You always want to claim credit where you have contributed nothing. Soon you will claim Igbo votes secured Buhari's victory in 2015.

Zik was an opportunist who saw the old Herbert Macaulay as waning and he came to take over all the old man's hard work and turn the NCNC into a rabid Igbo party. He was too envious of the Yoruba that when in 1959 Awo offered him the Prime Minister and he become the Minister of Finance he rejected the opprtunity to become the most powerful politician in Nigeria.

Instead he chose to become a mere figurehead to the Balewa government that he ended up betraying and running away from by guise of a Carribean cruise holiday when he knew his boys would strike.

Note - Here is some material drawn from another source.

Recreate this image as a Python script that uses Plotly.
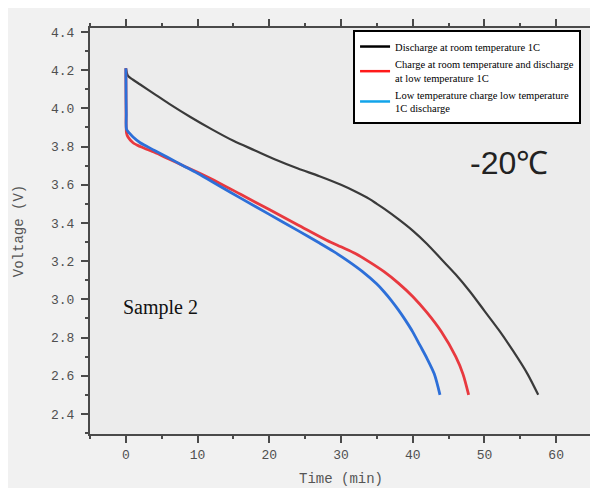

Look you can spread your lies but it will not hold any water.

Cheers.

IBK

On 9 Apr 2015 19:15, "Bode" <ominira@gmail.com> wrote:
I am interested in this. Can you elaborate? I ask because I was just saying to my cousin who is visiting how much I wished Zik had become the first Premier of the Western Region, that ethnic relations in Nigeria would have been different especially between the West and East. His response was unexpected: what did Zik do for the East as Premier? UNN? But Awolowo is immortalized for what he was able to accomplish for the West, still without equal. So, you see why I am interested in Zik's contributions to Lagos?

On 4/9/15, 12:22 AM, "Rex Marinus" <rexmarinus@hotmail.com> wrote:

Azikiwe contributed more to the economic and cultural development of Lagos than Awolowo, for instance.